От природы эгоистичный и раздражительный Мунэмити не терпел женских слез. Куда естественнее выражать слезы и рыдания на манер, принятый в театре Но: изящным движением приблизив руку к маске. С молодых лет Томи никогда не плакала перед ним, и это входило тоже, так сказать, в круг тех жизненных правил, которые она себе усвоила, инстинктивно понимая, что нравится и что не нравится Мунэмити, и которые с годами перешли у нее в привычку. И вот сейчас эта самая Томи со вздрагивающими нежными плечиками, прикрытыми кимоно из простенького шелка, плачет и плачет, не отрывая от лица рук. Мунэмити, словно перед ним было какое-то странное, непонятное зрелище, не спускал с нее неподвижного взгляда, но не спрашивал, почему она плачет, и не требовал, чтобы она перестала плакать. Слезы текли незаметно для Томи и говорили о чем-то большем, чем ее сегодняшняя жалоба.

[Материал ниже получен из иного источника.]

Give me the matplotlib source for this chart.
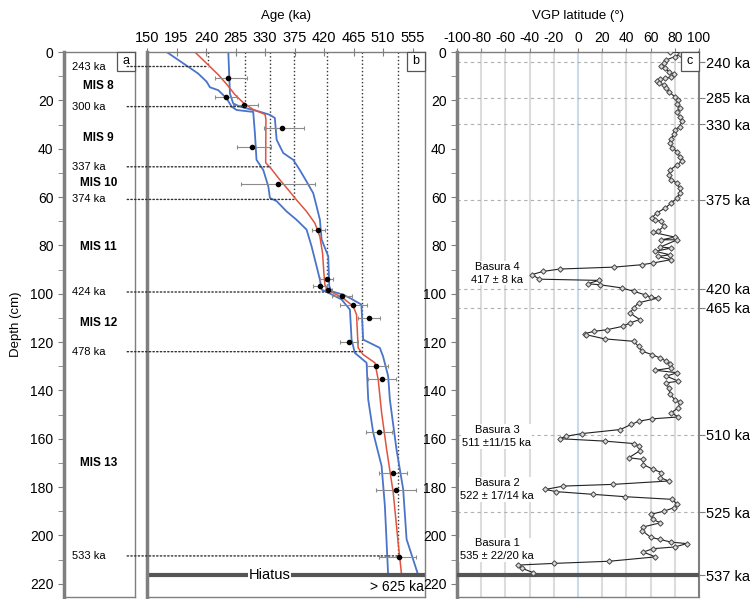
import matplotlib.pyplot as plt
from matplotlib.patches import ConnectionPatch, Rectangle
import numpy as np

plt.rcParams['font.family'] = ['Liberation Sans', 'DejaVu Sans']
plt.rcParams['axes.unicode_minus'] = False

# panel a - marine isotope stages and tie points
mis_labels = ['MIS 8', 'MIS 9', 'MIS 10', 'MIS 11', 'MIS 12', 'MIS 13']
mis_depth = [14, 35.7, 54, 80.5, 112, 170]
tie_ages = [243, 300, 337, 374, 424, 478, 533]
tie_depth = [6, 22.6, 47.5, 61, 99.3, 124, 208.5]

# panel b - age model (median and 95% bounds)
med_depth = [0, 5.4, 9.4, 13.5, 17.6, 21, 23.8, 25.8, 27.9, 45.8, 48, 52.9, 57, 61.2, 66,
             70.8, 76.4, 83.3, 91.5, 96.3, 98.4, 101.8, 105.2, 108.7, 122.4, 125.2, 128.6,
             135.5, 149.2, 164.3, 182.2, 202.9, 216.4]
med_age = [223, 243.5, 258.7, 272, 284, 296.8, 312, 330, 331.4, 331, 338.5, 352.7, 365.4, 378,
           393.4, 406, 413.7, 417.8, 419.8, 421.3, 424.9, 449, 464.5, 469.6, 472, 479.7, 497.6,
           502.6, 507.8, 515.4, 525.5, 533, 538.3]
lo_depth = [0, 4.7, 8.9, 12.3, 14.6, 15.8, 19.2, 22.6, 24, 24.8, 33.7, 44.6, 48.8, 55.6, 60.4,
            61.7, 66, 69.4, 73.5, 80.4, 88.7, 94.2, 98.3, 100.3, 102.4, 106.6, 119, 124.5,
            128.6, 143.8, 157.5, 171.3, 187.8, 216.4]
lo_age = [180, 205.3, 228, 241, 246, 258.7, 271.5, 279, 286.7, 312, 314.6, 317, 327.3, 335,
          337.5, 347.7, 363, 378, 393.4, 401, 408.7, 413.7, 416.3, 431.5, 446.8, 459.5, 462,
          467, 484.9, 487.4, 495, 507.8, 512.8, 517.8]
hi_depth = [0, 17.2, 21.3, 22.6, 24.7, 26, 27.3, 36.3, 41.8, 44.6, 48.8, 53.6, 58.4, 63.9,
            69.4, 77.6, 84.5, 96.9, 99, 100.4, 101.8, 104.5, 119, 122.4, 125.9, 134.1, 143.8,
            164.4, 180.9, 201.6, 216.4]
hi_age = [274, 276.5, 281.5, 291.8, 322, 337.5, 345, 347.7, 357.8, 373, 383, 393.4, 403.5,
          408.7, 413.7, 416.3, 426.4, 428, 431.5, 449, 459.5, 477, 479.7, 505, 510, 517.8,
          520.4, 530.5, 540.7, 545.9, 563.6]

# dated samples with uncertainty ranges
smp_depth = [10.6, 18.6, 21.9, 31.5, 39.5, 54.7, 73.8, 93.9, 96.7, 98.6, 100.8, 104.8, 110,
             120.1, 130, 135.2, 157.3, 174.3, 181.4, 209]
smp_age = [274, 270.4, 297.9, 355.3, 310, 350.2, 411, 424, 413.7, 426.4, 447.8, 463.5, 488,
           458.4, 500, 508.7, 503.7, 525.5, 529.6, 533.6]
smp_min = [253.7, 253.7, 281.5, 328, 286.7, 294, 401, 413.7, 403.5, 421, 431.5, 444, 472,
           444, 485, 487, 484, 504, 499, 504]
smp_max = [302, 286.7, 319.7, 389, 338.6, 406, 421, 433, 424, 432, 462, 485, 505, 472, 518,
           530, 524, 547, 560, 561]

# panel c - VGP latitude
vgp_depth = [0, 0.1, 1, 1.9, 3.3, 4.7, 5.6, 6.7, 8.1, 9.2, 10.2, 10.9, 11.3, 12, 12.9, 13.6,
             15, 16.4, 18.5, 19.8, 21.6, 23.3, 24.7, 26.7, 28.5, 30.9, 32.2, 34, 36, 37.7,
             39.8, 41.2, 43.3, 45, 46.7, 48.8, 50.8, 52.9, 54.3, 56.3, 58.4, 60.4, 62.5, 64.6,
             66.6, 68.7, 69.4, 70.1, 72.1, 74.2, 74.6, 76.6, 77.7, 77.7, 80.7, 81.1, 82.5,
             83.9, 84.6, 85.9, 87.3, 88, 89, 89.8, 90.8, 92.1, 94, 94.5, 95.9, 96.3, 97.6, 99,
             100.4, 101.4, 101.8, 103.8, 105.9, 108, 110.7, 112.1, 113.5, 114.9, 115.6, 116.5,
             117, 118.7, 119.7, 121.8, 123.8, 125.2, 126.6, 128, 129.3, 130.7, 131.7, 132.7,
             134.1, 136.2, 136.9, 139, 141.7, 143.8, 144.9, 147.2, 149.3, 151, 151.8, 152.8,
             154.1, 156.2, 157.9, 159, 160, 161, 162, 163, 165, 167.9, 168.6, 170.7, 172.7,
             174, 176.1, 177.5, 178.9, 179.6, 181, 181.9, 183, 184, 185.1, 187.2, 188.6, 190,
             191.3, 193.4, 194.8, 196.5, 198, 200.8, 201.7, 202.8, 203.4, 204.8, 205.5, 206.9,
             208.9, 210.7, 211.6, 212.3, 213.7, 215.4]
vgp_lat = [76, 86, 84, 80, 73, 71, 69, 72, 75, 79, 77, 72, 68, 65, 67, 71,
           73, 75, 80, 83, 82, 84, 82, 84, 86, 84, 80, 79, 77, 76,
           78, 82, 84, 86, 82, 76, 75, 77, 82, 84, 84, 82, 77, 72,
           65, 61, 64, 69, 71, 66, 62, 80, 69, 82, 68, 77, 64,
           76, 66, 77, 62, 53, 30, -15, -29, -38, -32, 17, 8, 18, 36, 46,
           55, 60, 66, 50, 46, 43, 51, 43, 37, 24, 13, 6,
           7, 22, 46, 50, 53, 61, 68, 73, 76, 77, 64, 82,
           73, 83, 73, 75, 76, 80, 84, 83, 77, 83, 61, 50,
           44, 35, 3, -10, -15, 22, 46, 50, 51, 42, 54, 54, 62,
           69, 68, 75, 29, -12, -27, -18, 12, 39, 78, 82, 79, 71,
           60, 62, 68, 54, 53, 60, 68, 77, 90, 80, 62, 54,
           64, 26, -20, -50, -46, -37]

# age ticks on the right of panel c
vgp_tie_depth = [4.3, 18.9, 29.8, 61.2, 98, 105.8, 158.3, 190.4, 216.5]
vgp_tie_labels = ['240 ka', '285 ka', '330 ka', '375 ka', '420 ka', '465 ka', '510 ka',
                  '525 ka', '537 ka']

basura_text = ['Basura 4\n417 ± 8 ka', 'Basura 3\n511 ±11/15 ka',
               'Basura 2\n522 ± 17/14 ka', 'Basura 1\n535 ± 22/20 ka']
basura_depth = [91.5, 159, 181, 206]

hiatus_depth = 216.5

fig = plt.figure(figsize=(7.5, 5.99), dpi=100)
W, H = 750, 599
bot, hgt = 1 - 597 / H, 545 / H
ax_a = fig.add_axes([64 / W, bot, 71 / W, hgt])
ax_b = fig.add_axes([147 / W, bot, 278 / W, hgt])
ax_c = fig.add_axes([457 / W, bot, 242 / W, hgt])

spine_col = '#7f7f7f'
for ax in (ax_a, ax_b, ax_c):
    ax.set_ylim(225.5, 0)
    for s in ax.spines.values():
        s.set_color(spine_col)
        s.set_linewidth(1)
    ax.spines['left'].set_linewidth(2.5)

# ---- panel a
ax_a.set_xlim(0, 1)
ax_a.set_xticks([])
ax_a.set_yticks(np.arange(0, 221, 20))
ax_a.set_yticks(np.arange(10, 221, 20), minor=True)
ax_a.tick_params(axis='y', which='both', direction='out', length=4, color=spine_col,
                 labelsize=10)
ax_a.set_ylabel('Depth (cm)', fontsize=9.5, labelpad=6)
for lab, d in zip(mis_labels, mis_depth):
    ax_a.text(0.49, d, lab, ha='center', va='center', fontsize=8.5, fontweight='bold')
for a, d in zip(tie_ages, tie_depth):
    ax_a.text(0.11, d, f'{a} ka', ha='left', va='center', fontsize=8)

# ---- panel b
ax_b.set_xlim(150, 574)
ax_b.xaxis.tick_top()
ax_b.xaxis.set_label_position('top')
ax_b.set_xticks(np.arange(150, 556, 45))
ax_b.tick_params(axis='x', direction='inout', length=6, color=spine_col, labelsize=10.5,
                 pad=2)
ax_b.set_yticks([])
ax_b.set_xlabel('Age (ka)', fontsize=9.5, labelpad=9)

for a, d in zip(tie_ages, tie_depth):
    con = ConnectionPatch(xyA=(0.89, d), coordsA=ax_a.get_yaxis_transform(),
                          xyB=(a, d), coordsB=ax_b.transData,
                          ls=':', color='#333333', lw=1)
    fig.add_artist(con)
    ax_b.plot([a, a], [0, d], ls=':', color='#333333', lw=1)

ax_b.plot(lo_age, lo_depth, color='#4a74c9', lw=1.3)
ax_b.plot(hi_age, hi_depth, color='#4a74c9', lw=1.3)
ax_b.plot(med_age, med_depth, color='#e0533f', lw=1.1)
xerr = [np.array(smp_age) - np.array(smp_min), np.array(smp_max) - np.array(smp_age)]
ax_b.errorbar(smp_age, smp_depth, xerr=xerr, fmt='o', color='black', ms=3,
              ecolor='#8c8c8c', elinewidth=0.8, capsize=1.5, capthick=0.8, zorder=5)

ax_b.axhline(hiatus_depth, color='#555555', lw=3)
ax_b.text(337, hiatus_depth, 'Hiatus', ha='center', va='center', fontsize=10.5,
          bbox=dict(fc='white', ec='none', pad=0.5))
ax_b.text(0.995, 221.2, '> 625 ka', ha='right', va='center', fontsize=10,
          transform=ax_b.get_yaxis_transform())

# ---- panel c
ax_c.set_xlim(-100, 100)
ax_c.xaxis.tick_top()
ax_c.xaxis.set_label_position('top')
ax_c.set_xticks(np.arange(-100, 101, 20))
ax_c.tick_params(axis='x', direction='out', length=3, color=spine_col, labelsize=10, pad=2)
ax_c.set_xlabel('VGP latitude (°)', fontsize=9.5, labelpad=9)
ax_c.set_yticks(np.arange(0, 221, 20))
ax_c.set_yticks(np.arange(10, 221, 20), minor=True)
ax_c.tick_params(axis='y', which='both', direction='out', length=4, color=spine_col,
                 labelsize=10)
ax_c.spines['right'].set_linewidth(1.5)
for v in np.arange(-80, 81, 20):
    ax_c.axvline(v, color='#c9dced' if v == 0 else '#dcdcdc', lw=1.5, zorder=0)
for d in vgp_tie_depth[:-1]:
    ax_c.axhline(d, color='#b0b0b0', ls='--', lw=0.8, dashes=(3, 3), zorder=1)
ax_c.axhline(hiatus_depth, color='#555555', lw=3, zorder=3)

ax_c.plot(vgp_lat, vgp_depth, color='#222222', lw=0.8, marker='D', ms=2.8,
          mfc='#d9d9d9', mec='#444444', mew=0.7, zorder=4)
for t, d in zip(basura_text, basura_depth):
    ax_c.text(-67, d, t, ha='center', va='center', fontsize=8, linespacing=1.4,
              bbox=dict(fc='white', ec='none', pad=0.5), zorder=5)

ax_r = ax_c.twinx()
ax_r.set_ylim(225.5, 0)
ax_r.set_yticks(vgp_tie_depth)
ax_r.set_yticklabels(vgp_tie_labels)
ax_r.tick_params(axis='y', direction='out', length=4, color=spine_col, labelsize=10.5, pad=1)
for s in ax_r.spines.values():
    s.set_visible(False)

# panel letters in corner boxes
for ax, letter, wpx in ((ax_a, 'a', 71), (ax_b, 'b', 278), (ax_c, 'c', 242)):
    bw, bh = 18 / wpx, 19 / 545
    ax.add_patch(Rectangle((1 - bw, 1 - bh), bw, bh, transform=ax.transAxes,
                           fc='white', ec='#555555', lw=0.9, zorder=6, clip_on=False))
    ax.text(1 - bw / 2, 1 - bh / 2, letter, transform=ax.transAxes, ha='center',
            va='center', fontsize=9, zorder=7)

fig.savefig('out.png', dpi=100)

Когда шестнадцатилетняя Томи впервые легла в кровать Мунэмити, она для него была лишь необходимым плотским развлечением. И это, можно сказать, определило всю их жизнь. Плоть, какой бы прекрасной она ни была, остается только плотью — в сущности та же материя, не больше того. И Томи, без которой он с тех пор уже не мог обходиться, нужна была ему лишь как некий материальный предмет, как тело, готовое, точно эхо, в любой момент откликнуться на его зов. Точно так же ему нужен был веер, чтобы отбивать такт при пении без аккомпанемента, или фарфоровая чашка с чаем, стоявшая сейчас на большом красном лакированном подносе возле Томи. Всю жизнь этот старый аристократ был мизантропом, чуждавшимся людей; гордый, резкий, честный и прямой, он ни перед кем не склонял головы, но этот недоверчивый и холодный человек никогда никого не любил. И даже когда он сказал Томи, что он может отправить ее в безопасное место, сказал он это не только от чистого сердца: он испытывал при этом и своего рода садистское удовольствие оттого, что сумел разгадать помыслы Томи.